Kekisruhan terkait perebutan takhta tersebut, kata sejarawan yang juga Sultan Kaprabonan Pangeran Raja Hempi Raja Kaprabon bukan sesuatu yang baru. Bahkan, dirinya menyebut situasi yang terjadi saat ini merupakan hal yang wajar.
“Sebelumnya, saat Sultan Arief dinobatkan sebagai putra mahkota, tahun 2001 masalah seperti ini juga mencuat. Banyak pihak yang merasa bahwa Sultan Arief bukan sosok yang tepat,” ungkapnya kepada Radar Cirebon.
Kisruh yang membayangi takhta Keraton Kasepuhan pasca mangkatnya Sultan Sepuh XIV, Sultan Arief Natadiningrat bukan hal baru. Hal tersebut katanya, memaksa semua pihak untuk membuka sejarah gelap yang pernah terjadi di kesultanan Cirebon.
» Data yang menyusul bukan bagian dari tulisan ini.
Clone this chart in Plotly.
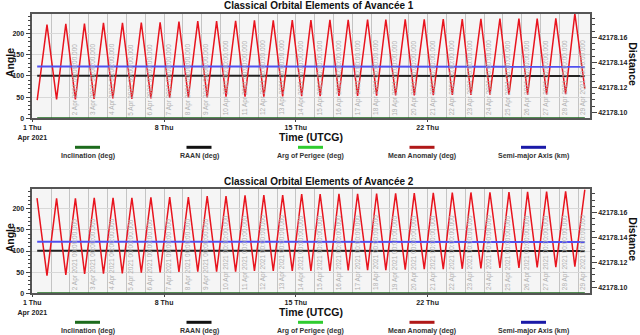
import pandas as pd
import plotly.graph_objects as go

# days since 1 Apr 2021 00:00 UTCG, and the values
start = pd.Timestamp("2021-04-01 00:00")
x_end = pd.Timestamp("2021-04-30 15:00")

# satellite 1, mean anomaly (deg) at the corners of the zig-zag
ma1_days = [0.26, 0.78, 1.29, 1.78, 2.29, 2.77, 3.28, 3.78, 4.28, 4.79, 5.29, 5.79,
            6.30, 6.79, 7.30, 7.79, 8.29, 8.79, 9.29, 9.79, 10.29, 10.80, 11.30, 11.80,
            12.30, 12.80, 13.30, 13.81, 14.31, 14.80, 15.29, 15.81, 16.29, 16.78, 17.28,
            17.81, 18.29, 18.78, 19.30, 19.81, 20.29, 20.82, 21.30, 21.83, 22.31, 22.84,
            23.30, 23.83, 24.31, 24.84, 25.32, 25.85, 26.31, 26.82, 27.32, 27.81, 28.33,
            28.82, 29.35]
ma1_vals = [43, 221, 44.7, 223, 44.7, 223.5, 45.5, 225, 47, 225, 45.5, 226,
            47, 226.5, 47.8, 228, 49.4, 229, 49.4, 229, 51, 230, 51, 231,
            51, 231, 51.7, 231.5, 52.5, 231.5, 52.5, 232, 53, 232.5, 53,
            233, 53.5, 233, 54, 233.5, 54, 233.5, 54.5, 234, 55, 234,
            55, 234.5, 55.5, 235, 56, 235, 56, 235, 56.5, 235.5, 57,
            247, 70]

# satellite 2, mean anomaly (deg)
ma2_days = [0.25, 0.78, 1.29, 1.78, 2.29, 2.78, 3.29, 3.78, 4.29, 4.78, 5.29, 5.79,
            6.30, 6.79, 7.30, 7.79, 8.29, 8.79, 9.29, 9.79, 10.29, 10.80, 11.30, 11.80,
            12.30, 12.80, 13.30, 13.81, 14.31, 14.80, 15.29, 15.81, 16.29, 16.78, 17.28,
            17.81, 18.29, 18.78, 19.30, 19.81, 20.29, 20.82, 21.30, 21.83, 22.31, 22.84,
            23.30, 23.83, 24.31, 24.84, 25.32, 25.85, 26.31, 26.82, 27.32, 27.81, 28.33,
            28.82, 29.35]
ma2_vals = [225, 41.7, 224.5, 43.3, 224.5, 45.6, 226, 46.4, 226, 47.2, 226, 48.8,
            227, 49.6, 227.7, 50.4, 227.7, 51.2, 230, 51.2, 230, 51.2, 231.6, 52.7,
            232.4, 52.7, 232.4, 52.7, 234.8, 52.7, 234.5, 53, 235, 54, 235.5,
            55, 236, 55, 236.5, 56, 237, 57, 237.5, 57, 238, 58,
            238.5, 59, 239, 60, 239.5, 60, 240, 61, 240.5, 62, 241,
            63, 245]

flat_days = [0.26, 7.0, 14.0, 21.0, 29.35]
raan1 = [100.4, 100.2, 100.0, 99.9, 99.7]
raan2 = [100.8, 100.6, 100.4, 100.2, 100.0]
incl1 = [0.05, 0.05, 0.05, 0.05, 0.05]
incl2 = [0.05, 0.05, 0.05, 0.05, 0.05]
sma1 = [42178.1366, 42178.1365, 42178.1365, 42178.1364, 42178.1365]
sma2 = [42178.1365, 42178.1364, 42178.1364, 42178.1365, 42178.1364]

angle_ticks = [0, 50, 100, 150, 200]
dist_ticks = [42178.10, 42178.12, 42178.14, 42178.16]
time_ticks = ["2021-04-01", "2021-04-08", "2021-04-15", "2021-04-22"]
time_text = ["1 Thu<br>Apr 2021", "8 Thu", "15 Thu", "22 Thu"]
day_lines = list(range(2, 31))

legend_names = ["Inclination (deg)", "RAAN (deg)", "Arg of Perigee (deg)",
                "Mean Anomaly (deg)", "Semi-major Axis (km)"]
legend_colors = ["#1d6b1d", "#111111", "#2fcc2f", "#b01818", "#1a1aa8"]


def to_time(days):
    return start + pd.to_timedelta(days, unit="D")


FONT = "Liberation Sans, Arial, sans-serif"
W, H = 640, 335
x_dom = [32.3 / W, 590 / W]
panels = [
    # top, bottom of the plot area in px, satellite number, data
    (14, 118.3, 1, ma1_days, ma1_vals, raan1, incl1, sma1),
    (189.3, 293.3, 2, ma2_days, ma2_vals, raan2, incl2, sma2),
]

fig = go.Figure()
annotations = []
shapes = []


def label(x, y, text, size, angle=0, color="#111111"):
    # centred text placed in figure pixels
    annotations.append(dict(
        x=x / W, y=1 - y / H, xref="paper", yref="paper", text=text, textangle=angle,
        showarrow=False, xanchor="center", yanchor="middle",
        font=dict(family=FONT, size=size, color=color)))


for i, (top, bot, sat, md, mv, raan, incl, sma) in enumerate(panels):
    n = i + 1
    xa = "x" if n == 1 else "x2"
    ya = "y" if n == 1 else "y2"
    yr = "y3" if n == 1 else "y4"

    fig.add_trace(go.Scatter(x=to_time(flat_days), y=incl, mode="lines", xaxis=xa, yaxis=ya,
                             line=dict(color="#1d6b1d", width=2), showlegend=False))
    fig.add_trace(go.Scatter(x=to_time(flat_days), y=raan, mode="lines", xaxis=xa, yaxis=ya,
                             line=dict(color="#222222", width=2), showlegend=False))
    fig.add_trace(go.Scatter(x=to_time(md), y=mv, mode="lines", xaxis=xa, yaxis=ya,
                             line=dict(color="#e8141e", width=1.5), showlegend=False))
    fig.add_trace(go.Scatter(x=to_time(flat_days), y=sma, mode="lines", xaxis=xa, yaxis=yr,
                             line=dict(color="#5050f0", width=2), showlegend=False))

    y_dom = [1 - bot / H, 1 - top / H]
    frame = dict(showline=True, linecolor="#555555", linewidth=1.5, mirror=True)
    tickfont = dict(family=FONT, size=7, color="#222222", weight="bold")

    fig.layout["xaxis" + ("" if n == 1 else "2")] = dict(
        domain=x_dom, anchor=ya, type="date", range=[start, x_end], automargin=False,
        tickvals=time_ticks, ticktext=time_text, tickfont=tickfont,
        ticks="outside", ticklen=2, tickcolor="#444444",
        showgrid=True, gridcolor="#c4c4c4", gridwidth=1, zeroline=False,
        minor=dict(dtick=86400000, tick0="2021-04-01", showgrid=True,
                   gridcolor="#c4c4c4", gridwidth=1, ticks=""),
        **frame)
    fig.layout["yaxis" + ("" if n == 1 else "2")] = dict(
        domain=y_dom, anchor=xa, range=[0, 246], tickvals=angle_ticks, tickfont=tickfont,
        ticks="outside", ticklen=5, tickcolor="#444444", automargin=False,
        minor=dict(dtick=10, ticks="outside", ticklen=3, tickcolor="#444444", showgrid=False),
        showgrid=True, gridcolor="#d8d8d8", zeroline=False, **frame)
    fig.layout["yaxis" + str(n + 2)] = dict(
        overlaying=ya, anchor=xa, side="right", range=[42178.0952, 42178.1786],
        tickvals=dist_ticks, ticktext=["%.2f" % v for v in dist_ticks], tickfont=tickfont,
        ticks="outside", ticklen=5, tickcolor="#444444", automargin=False,
        minor=dict(dtick=0.005, ticks="outside", ticklen=3, tickcolor="#444444", showgrid=False),
        showgrid=False, zeroline=False, showline=True, linecolor="#555555", linewidth=1.5)

    # rotated day stamps on each day line
    for d in day_lines:
        annotations.append(dict(
            x=to_time(d), y=0, xref=xa, yref=ya + " domain",
            text="%d Apr 2021 00:00:00.000" % d, textangle=-90, showarrow=False,
            xanchor="left", yanchor="bottom", xshift=-1, yshift=1,
            font=dict(family=FONT, size=6.5, color="#b0b0b0")))

    label(319, top - 8, "<b>Classical Orbital Elements of Avancée %d</b>" % sat, 10)
    label(10, (top + bot) / 2 - 3, "<b>Angle</b>", 10.5, angle=-90)
    label(633, (top + bot) / 2 - 2, "<b>Distance</b>", 10.5, angle=90)
    label(311, bot + 19, "<b>Time (UTCG)</b>", 10.5)

    # legend below each panel
    sw_y = bot + 29
    for k, (name, col) in enumerate(zip(legend_names, legend_colors)):
        cx = 87.5 + 111.5 * k
        shapes.append(dict(type="line", xref="paper", yref="paper",
                           x0=(cx - 12.5) / W, x1=(cx + 12.5) / W,
                           y0=1 - sw_y / H, y1=1 - sw_y / H,
                           line=dict(color=col, width=3)))
        label(cx, sw_y + 8.5, "<b>" + name + "</b>", 7, color="#333333")

fig.update_layout(
    width=W, height=H, autosize=False,
    margin=dict(l=0, r=0, t=0, b=0, autoexpand=False),
    paper_bgcolor="white", plot_bgcolor="#f5f5f5",
    showlegend=False, annotations=annotations, shapes=shapes,
    font=dict(family=FONT),
)

# the page body has a default 8px margin; drop it so the figure sits at 0,0
fig.write_html("out.html", config={"displayModeBar": False},
               post_script="document.body.style.margin='0px';")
Sejarah gelap atau orang Cirebon menyebutnya sejarah peteng memang selalu mencuat dalam pergantian kekuasaan dari satu sultan ke sultan penerusnya. Sejarah peteng diawali dari terbunuhnya Sultan Sepuh V Pangeran Muhammad Syafiudin Matangaji pada 1786 oleh pemerintah kolonial Belanda.
Setelah Sultan Sepuh V wafat, Ki Muda atau Sultan Hasanudin yang bukan trah Sunan Gunung Jati dilantik menjadi Sultan Sepuh VI oleh Pemerintah Belanda. Pasca mangkatnya Sultan Matangaji, seharusnya posisi tersebut diserahkan kepada adik Sultan Matangaji, yakni Pangeran Suryanegara.
Dari situ dianggap ada pelanggaran. Namun hal tersebut bisa dimaklumi. Mengingat saat itu secara politik kekuasaan berada di tangan pemerintahan Belanda melalui VOC-nya.
“Sultan Sepuh VI diangkat bukan atas dasar trah atau nasab yang berasal dari keturunan Sunan Gunung Jati. Tapi ia abdi dalem dan saudara istri selir Sultan Sepuh IV yang berasal dari Talaga, Majalengka,” ungkapnya.